A dear friend recognized it (a gift I truly appreciated)
I was going along and became disconnected
Probably because I, in my preferred state, enjoy structure and certainty
This season of honoring the essence of the self

Trusting my intuition
A place where structure and certainty exist, yet only in the absence of it
And I entered this season knowing that there are things
Patterns  |  Thoughts  | Actions
That I no longer need to survive
Yet I find myself afraid of not having them.

What if I need (insert any number of the less than honoring things)
And in the, "What If's" I stirred up anxiety (and fear).
And then I pause, realizing what I've just done
I created an environment that isn't supportive of myself or my journey.

Because, honestly, I don't know if I will need food to comfort
Or if I will need to have a guarded heart to those I'm connecting with.

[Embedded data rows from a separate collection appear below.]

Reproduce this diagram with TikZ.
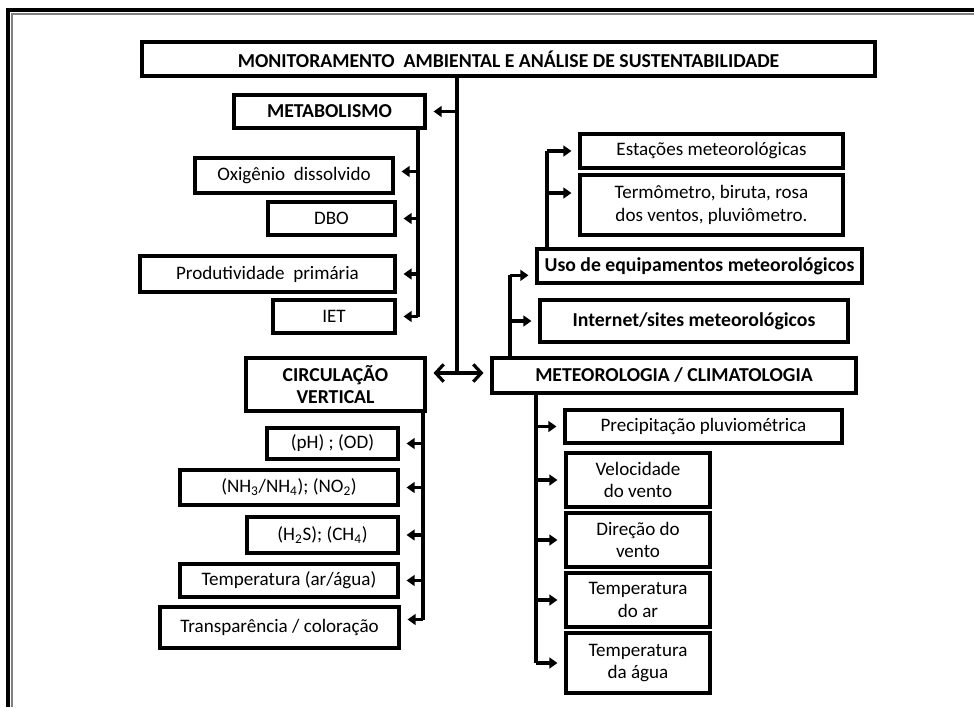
\documentclass[tikz,border=0pt]{standalone}
\usepackage{fontspec}
\setmainfont{Carlito}
\usetikzlibrary{arrows.meta,calc}
\tikzset{
  box/.style={draw, line width=2.8pt, inner sep=1pt, align=center, fill=white,
    font=\fontsize{14.3}{16.8}\selectfont},
  bbox/.style={box, font=\fontsize{14.8}{17}\selectfont\bfseries},
  conn/.style={line width=2.6pt},
  arr/.style={conn, -{Triangle[length=6pt,width=8pt]}, shorten >=5pt},
  darr/.style={conn, {Straight Barb[length=6pt,width=13pt,line width=2.4pt]}-{Straight Barb[length=6pt,width=13pt,line width=2.4pt]}, shorten >=5pt, shorten <=5pt}
}
\newcommand{\mybox}[7][]{%
  \node[box,#1,minimum width={(#5-#3)*0.75pt},minimum height={(#6-#4)*0.75pt}] (#2) at ({(#3+#5)/2},{(#4+#6)/2}) {#7};}
\begin{document}
\begin{tikzpicture}[x=0.75pt,y=-0.75pt]
\useasboundingbox (0,0) rectangle (974,707);
% frame
\draw[line width=2.6pt] (8,707) -- (8,10) -- (974,10);
\draw[line width=1.2pt, gray] (11.8,707) -- (11.8,13.8) -- (974,13.8);

% boxes
\mybox[bbox]{title}{142}{42}{875}{76}{MONITORAMENTO\ \ AMBIENTAL E ANÁLISE DE SUSTENTABILIDADE}
\mybox[bbox]{meta}{234}{95}{425}{128}{METABOLISMO}
\mybox{oxi}{195}{158}{393}{193}{Oxigênio\ \ dissolvido}
\mybox{dbo}{268}{202}{395}{235}{DBO}
\mybox{prod}{140}{256}{395}{292}{Produtividade\ \ primária}
\mybox{iet}{273}{300}{395}{333}{IET}

\mybox[bbox]{circ}{246}{358}{425}{411}{CIRCULAÇÃO\\VERTICAL}
\mybox{ph}{267}{428}{398}{459}{(pH) ; (OD)}
\mybox{nh}{180}{470}{398}{505}{(NH\textsubscript{3}/NH\textsubscript{4}); (NO\textsubscript{2})}
\mybox{hs}{247}{517}{398}{553}{(H\textsubscript{2}S); (CH\textsubscript{4})}
\mybox{temp}{180}{564}{398}{597}{Temperatura (ar/água)}
\mybox{transp}{160}{607}{399}{648}{Transparência / coloração}

\mybox[bbox]{meteo}{492}{358}{856}{393}{METEOROLOGIA / CLIMATOLOGIA}
\mybox[bbox]{net}{540}{300}{848}{342}{Internet/sites meteorológicos}
\mybox[bbox]{uso}{537}{249}{862}{283}{Uso de equipamentos meteorológicos}
\mybox{est}{580}{134}{843}{168}{Estações meteorológicas}
\mybox{term}{580}{175}{843}{235}{Termômetro, biruta, rosa\\dos ventos, pluviômetro.}

\mybox{prec}{565}{410}{842}{443}{Precipitação pluviométrica}
\mybox{vel}{566}{453}{710}{507}{Velocidade\\do vento}
\mybox{dir}{566}{513}{710}{567}{Direção do\\vento}
\mybox{tar}{566}{573}{710}{627}{Temperatura\\do ar}
\mybox{tag}{566}{633}{710}{693}{Temperatura\\da água}

% main trunk
\coordinate (tr) at (457,76);
\coordinate (trb) at (457,373);
\draw[conn] (tr) -- (trb);
\draw[arr] (tr |- meta.east) -- (meta.east);
\draw[darr] (circ.east |- trb) -- (meteo.west |- trb);

% metabolism branch
\coordinate (mt) at (418,128);
\draw[conn] (mt) -- (mt |- iet.east);
\draw[arr] (mt |- iet.east) -- (iet.east);
\draw[arr] ([yshift=3pt]mt |- oxi.east) -- ([yshift=3pt]oxi.east);
\draw[arr] (mt |- dbo.east) -- (dbo.east);
\draw[arr] (mt |- prod.east) -- (prod.east);

% circulation branch
\coordinate (ct) at (423,411);
\draw[conn] (ct) -- ([yshift=6pt]ct |- transp.east);
\draw[arr] ([yshift=6pt]ct |- transp.east) -- ([yshift=6pt]transp.east);
\draw[arr] (ct |- ph.east) -- (ph.east);
\draw[arr] (ct |- nh.east) -- (nh.east);
\draw[arr] (ct |- hs.east) -- (hs.east);
\draw[arr] (ct |- temp.east) -- (temp.east);

% meteorology branch down
\coordinate (mtd) at (536,393);
\draw[conn] (mtd) -- (mtd |- tag.west);
\draw[arr] (mtd |- tag.west) -- (tag.west);
\draw[arr] (mtd |- prec.west) -- (prec.west);
\draw[arr] (mtd |- vel.west) -- (vel.west);
\draw[arr] (mtd |- dir.west) -- (dir.west);
\draw[arr] (mtd |- tar.west) -- (tar.west);

% meteorology branch up
\coordinate (mtu) at (510,358);
\draw[conn] (mtu) -- ([yshift=-7pt]mtu |- uso.west);
\draw[arr] ([yshift=-7pt]mtu |- uso.west) -- ([yshift=-7pt]uso.west);
\draw[arr] (mtu |- net.west) -- (net.west);

% equipment branch
\coordinate (ut) at (547,249);
\draw[conn] (ut) -- (ut |- est.west);
\draw[arr] (ut |- est.west) -- (est.west);
\draw[arr] ([yshift=9pt]ut |- term.west) -- ([yshift=9pt]term.west);
\end{tikzpicture}
\end{document}
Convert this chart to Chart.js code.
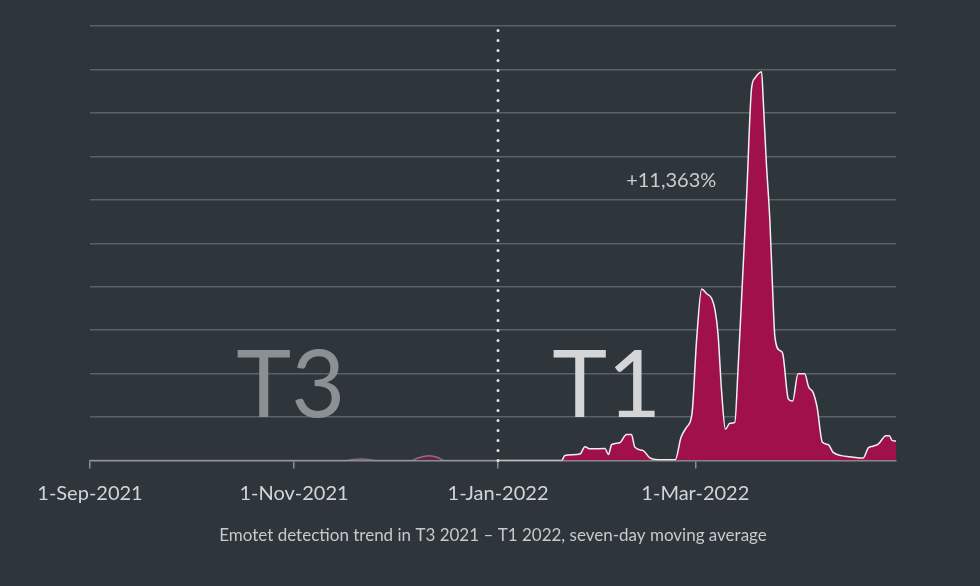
<!DOCTYPE html>
<html><head><meta charset="utf-8">
<script src="https://cdn.jsdelivr.net/npm/chart.js@4.4.0/dist/chart.umd.min.js"></script>
<style>html,body{margin:0;padding:0;background:#2e353b;overflow:hidden}#wrap{width:980px;height:586px}</style>
</head><body><div id="wrap"><canvas id="c" width="980" height="586"></canvas></div>
<script>
// ---- data (days since 1-Sep-2021) ----
const tickDays = [0, 61, 122, 181];
const tickLabels = ['1-Sep-2021', '1-Nov-2021', '1-Jan-2022', '1-Mar-2022'];
const totalDays = 241;
const dividerDay = 122;
const t3Days   = [0, 76, 78, 81, 84, 86, 96, 98, 100, 101.5, 104, 106, 122];
const t3Values = [0, 0, 0.2, 0.35, 0.2, 0, 0, 0.6, 1.0, 1.1, 0.7, 0, 0];
const t1Days   = [122, 141, 142, 146.5, 148, 149.5, 154, 155, 156, 158.4, 160.4, 161.9, 162.9, 165.4, 167.4, 169.8, 175, 176.7, 178.4, 180, 181.4, 182.9, 184.4, 185.9, 186.9, 187.8, 188.9, 190, 191.3, 192.8, 193.7, 195.1, 196.4, 197.8, 198.8, 200.8, 201.3, 202.2, 203.3, 204, 204.8, 206.3, 207.1, 208.8, 210.1, 211.7, 213.7, 214.9, 216.2, 217.4, 219, 220.7, 222.2, 224.7, 227.2, 231.2, 232.7, 234.1, 235.7, 238, 239, 239.9, 241];
const t1Values = [0, 0, 1.15, 1.5, 3.2, 2.7, 2.8, 1.4, 3.7, 4.1, 6.0, 6.0, 3.1, 2.3, 0.6, 0.2, 0.2, 5.3, 7.7, 10.8, 28, 39.5, 38.4, 37.3, 34.6, 29, 15.4, 7.2, 8.6, 8.8, 20, 41.5, 62, 85.6, 88, 89.5, 83, 69, 55, 41.5, 28.4, 25.3, 24.7, 14.2, 13.7, 20, 20, 16.9, 15.7, 12.3, 4.2, 3.7, 1.9, 1.15, 0.9, 0.6, 2.9, 3.3, 3.8, 5.7, 5.7, 4.6, 4.5];
const periodLabels = ['T3', 'T1'];
const periodLabelDays = [60, 154.5];
const growthLabel = '+11,363%';
const caption = 'Emotet detection trend in T3 2021 \u2013 T1 2022, seven-day moving average';

const pts = (xs, ys) => xs.map((x, i) => ({x, y: ys[i]}));
const FONT = 'Lato, "Open Sans", sans-serif';

const overlay = {
  id: 'overlay',
  beforeDatasetsDraw(chart) {
    const {ctx, scales: {x, y}} = chart;
    ctx.save();
    ctx.font = '93px ' + FONT;
    ctx.textAlign = 'center';
    ctx.textBaseline = 'alphabetic';
    ctx.fillStyle = '#8c9095';
    ctx.fillText(periodLabels[0], x.getPixelForValue(periodLabelDays[0]), y.getPixelForValue(10) - 0.5);
    ctx.fillStyle = '#d3d5d7';
    ctx.fillText(periodLabels[1], x.getPixelForValue(periodLabelDays[1]), y.getPixelForValue(10) - 0.5);
    ctx.font = '20px ' + FONT;
    ctx.fillStyle = '#c9cdd0';
    ctx.textBaseline = 'middle';
    ctx.fillText(growthLabel, x.getPixelForValue(173.8), y.getPixelForValue(64.5));
    ctx.restore();
  },
  afterDatasetsDraw(chart) {
    const {ctx, scales: {x, y}} = chart;
    const px = Math.round(x.getPixelForValue(dividerDay));
    ctx.save();
    ctx.strokeStyle = '#e6e8ea';
    ctx.lineWidth = 3;
    ctx.lineCap = 'round';
    ctx.setLineDash([0, 10]);
    ctx.beginPath();
    ctx.moveTo(px, y.getPixelForValue(0));
    ctx.lineTo(px, y.getPixelForValue(100));
    ctx.stroke();
    ctx.restore();
  }
};

new Chart(document.getElementById('c'), {
  type: 'line',
  data: {
    datasets: [
      { data: pts(t3Days, t3Values), fill: 'origin', backgroundColor: 'rgba(165,20,80,0.45)',
        borderColor: 'rgba(190,170,185,0.55)', borderWidth: 1.5, pointRadius: 0, cubicInterpolationMode: 'monotone' },
      { data: pts(t1Days, t1Values), fill: 'origin', backgroundColor: '#a0104a',
        borderColor: '#f3eef0', borderWidth: 1.5, pointRadius: 0, cubicInterpolationMode: 'monotone' }
    ]
  },
  options: {
    responsive: false,
    animation: false,
    devicePixelRatio: 1,
    layout: { padding: { left: 90, right: 84, top: 26, bottom: 40 } },
    plugins: {
      legend: { display: false },
      tooltip: { enabled: false },
      title: {
        display: true, position: 'bottom', text: caption, color: '#c6cacd',
        font: { family: FONT, size: 17, weight: 'normal' }, padding: { top: 7, bottom: 0 }
      }
    },
    scales: {
      x: {
        type: 'linear', min: 0, max: totalDays,
        afterBuildTicks: (s) => { s.ticks = tickDays.map(v => ({value: v})); },
        ticks: {
          autoSkip: false, maxRotation: 0, padding: 13, color: '#d2d5d8',
          font: { family: FONT, size: 20 },
          callback: (v) => tickLabels[tickDays.indexOf(v)]
        },
        grid: { drawOnChartArea: false, drawTicks: true, tickLength: 8, color: '#8a8f94', lineWidth: 1.5 },
        border: { display: true, color: '#8a8f94', width: 1.5 }
      },
      y: {
        min: 0, max: 100,
        ticks: { display: false, stepSize: 10 },
        grid: { color: (c) => c.tick.value === 0 ? 'rgba(0,0,0,0)' : '#5b6267', lineWidth: 1.5, drawTicks: false },
        border: { display: false }
      }
    }
  },
  plugins: [overlay]
});
</script>
</body></html>
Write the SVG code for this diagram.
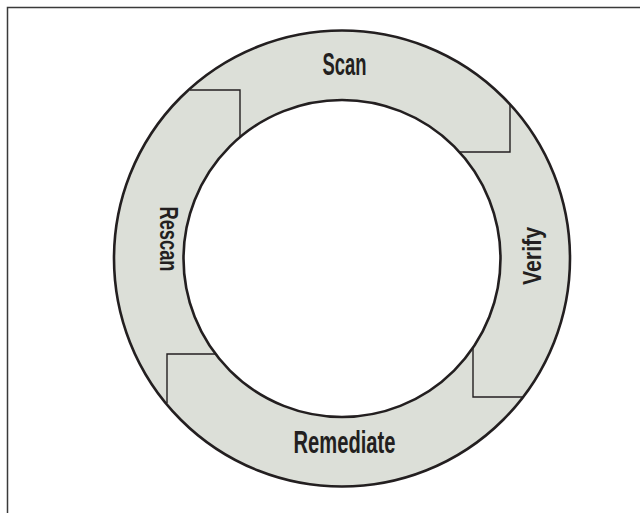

I don't know what the future holds
And while I have hopes and dreams for what I want to create,
The steps to get there will appear only in the right season


Looking back at this post and the last two, I asked myself, what have I learned?
Because the way I'm writing is different than how I've done it before.

I'm aware of the change, the discomfort, the raw, beautiful vulnerability.
And maybe that is the lesson?
Though, even in that I'm searching for some resolution to make this ok.
And I smile and say,
"I'm doing what I know to do - explore and share."
Realizing that maybe this is exactly as I've shared before.